Ausnahmeregelungen für Transportsektor erforderlich
Angesichts der dargelegten Herausforderungen ist es unerlässlich, pragmatische und zukunftsorientierte Anpassungen in §14a EnWG vorzunehmen. Diese Anpassungen sollten darauf abzielen, die Interessen und Bedürfnisse aller beteiligten Stakeholder ausgewogen zu berücksichtigen und gleichzeitig den Weg für eine nachhaltige, effiziente und technologisch fortschrittliche Energiezukunft zu ebnen.
- Ausnahmeregelungen: Es ist entscheidend, spezifische Ausnahmeregelungen für Unternehmen im Transportsektor zu schaffen, um deren Bedarf an einer zuverlässigen und leistungsstarken Ladeinfrastruktur zu decken. Diese Ausnahmen sind notwendig, um die Elektromobilität im Güterverkehr zu fördern, den Unternehmen die notwendige Planungssicherheit zu bieten und die Einhaltung von Lieferketten zu gewährleisten.
- Förderung des Mittelspannungsnetzanschlusses: Der erleichterte Zugang zum Mittelspannungsnetz würde es Unternehmen ermöglichen, höhere Leistungsentnahmen zu realisieren, ohne dabei der Steuerung durch den Netzbetreiber unterworfen zu sein. Diese Maßnahme würde, bei entsprechender Förderung, insbesondere kleinen und mittleren Unternehmen helfen, die erforderliche Infrastruktur für eine effiziente Elektromobilität aufzubauen.

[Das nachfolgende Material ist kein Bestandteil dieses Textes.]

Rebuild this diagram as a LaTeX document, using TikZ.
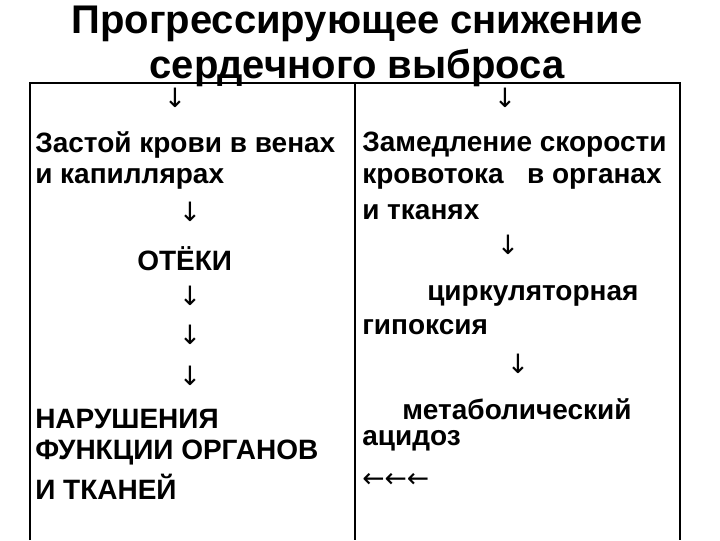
\documentclass[tikz,border=0pt]{standalone}
\usepackage{fontspec}
\setmainfont{Liberation Sans}
\newfontfamily\arr{DejaVu Sans}
\begin{document}
\begin{tikzpicture}[x=0.75pt,y=-0.75pt,
  txt/.style={anchor=west,inner sep=0pt,font=\fontsize{21}{21}\selectfont\bfseries},
  arrw/.style={inner sep=0pt,font=\arr\fontsize{20}{20}\selectfont},
  ttl/.style={inner sep=0pt,font=\fontsize{30}{30}\selectfont\bfseries}]
\useasboundingbox (0,0) rectangle (720,540);
\node[ttl] (t1) at (357,24) {Прогрессирующее снижение};
\node[ttl] (t2) at (357,68) {сердечного выброса};
\draw[line width=1.3pt] (30,540) -- (30,83) -- (680,83) -- (680,540);
\draw[line width=0.8pt] (355,83) -- (355,540);
\node[arrw] (a1) at (175,98) {↓};
\node[arrw] (a2) at (505,98) {↓};
\node[txt] (l1) at (35,145) {Застой крови в венах};
\node[txt] (l2) at (35,179) {и капиллярах};
\node[arrw] (a3) at (190,212) {↓};
\node[txt] (l3) at (137,259) {ОТЁКИ};
\node[arrw] (a4) at (190,296) {↓};
\node[arrw] (a5) at (190,335) {↓};
\node[arrw] (a6) at (190,376) {↓};
\node[txt] (l4) at (35,419) {НАРУШЕНИЯ};
\node[txt] (l5) at (35,453) {ФУНКЦИИ ОРГАНОВ};
\node[txt] (l6) at (35,487) {И ТКАНЕЙ};
\node[txt] (r1) at (362,145) {Замедление скорости};
\node[txt] (r2) at (362,179) {кровотока\ \ \ в органах};
\node[txt] (r3) at (362,212) {и тканях};
\node[arrw] (a7) at (508,245) {↓};
\node[txt] (r4) at (427,296) {циркуляторная};
\node[txt] (r5) at (362,327) {гипоксия};
\node[arrw] (a8) at (518,364) {↓};
\node[txt] (r6) at (402,409) {метаболический};
\node[txt] (r7) at (362,441) {ацидоз};
\node[arrw,anchor=west] (r8) at (362,480) {←←←};
\end{tikzpicture}
\end{document}
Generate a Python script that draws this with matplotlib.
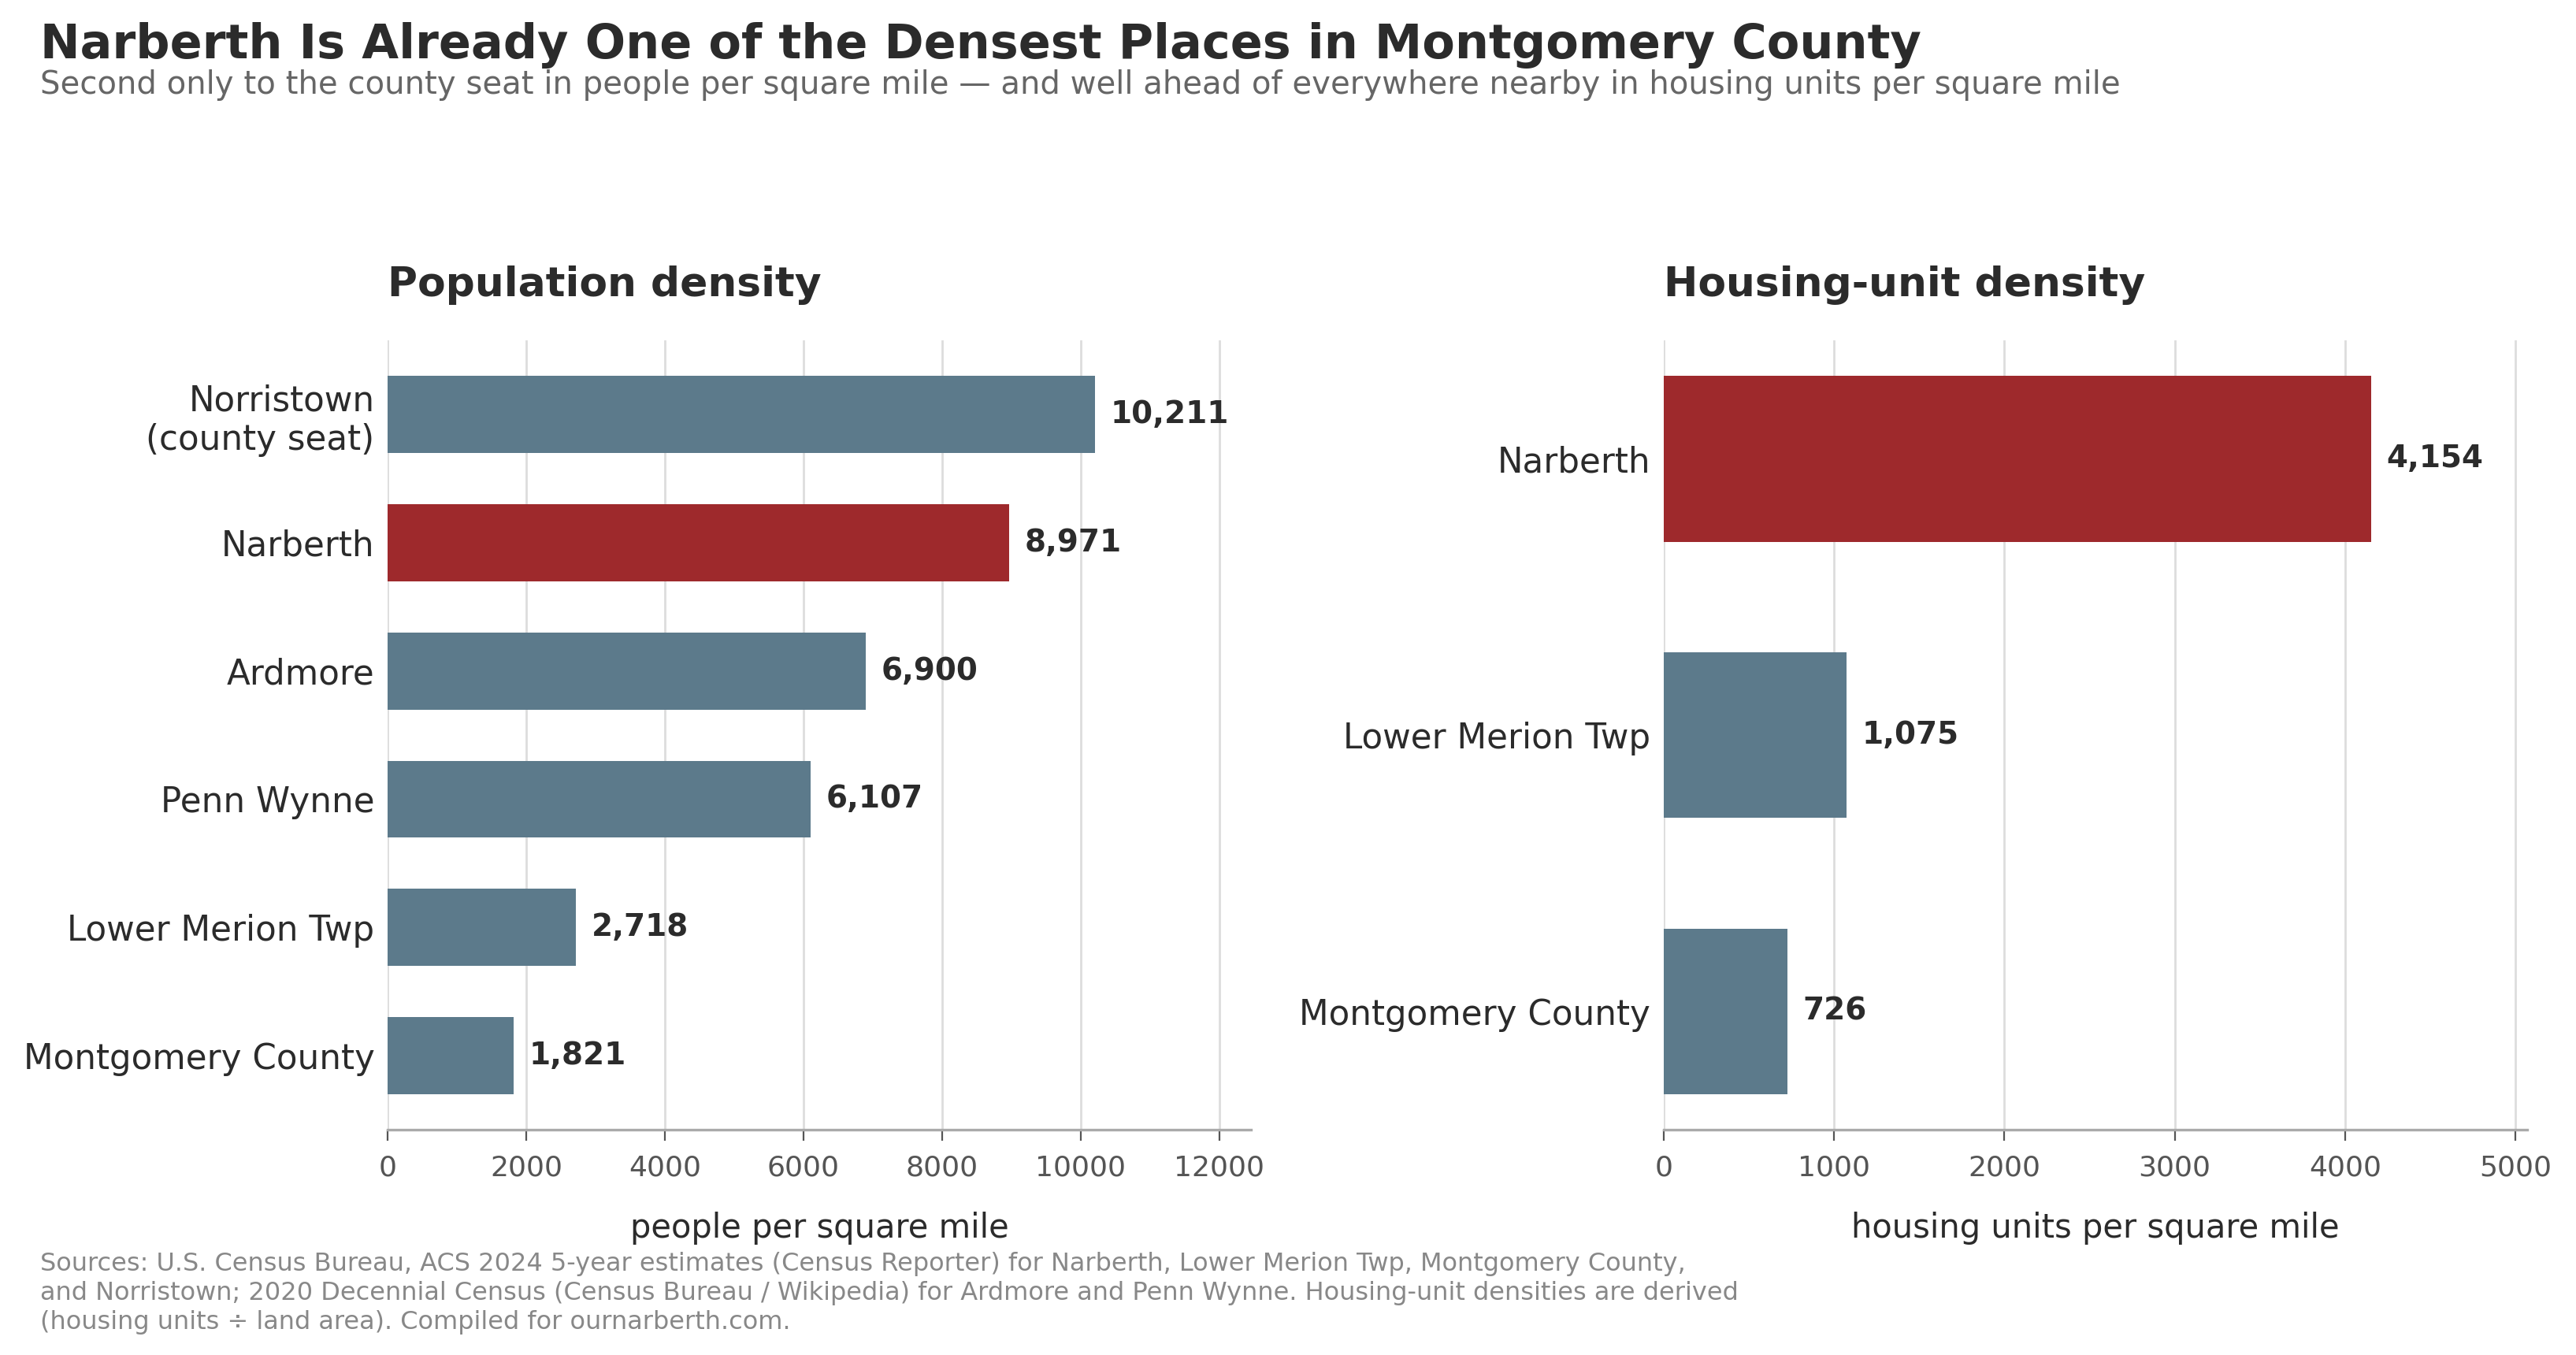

- Einheitliche technische Standards: Ein deutschlandweit einheitlicher Standard für die Einbindung steuerbarer Verbrauchseinrichtungen würde die Komplexität reduzieren und die Implementierung vereinfachen. Ein solcher Standard würde zudem die Planungssicherheit für Hersteller und Betreiber erhöhen und damit einen reibungslosen Übergang zu modernen Energienetzen unterstützen.
Aufgrund der beschriebenen Herausforderungen und der Dringlichkeit, die Energiewende voranzutreiben, ergibt sich die Notwendigkeit §14a EnWG zeitnah zu überarbeiten.
"Wir appellieren an die politischen Entscheidungsträger, die vorgeschlagenen Anpassungen ernsthaft zu erwägen und umzusetzen. Nur so kann eine nachhaltige, effiziente und zukunftsfähige Energiewirtschaft erreicht werden, die den Anforderungen des Klimaschutzes und der modernen Gesellschaft gerecht wird", erklärte das Unternehmen.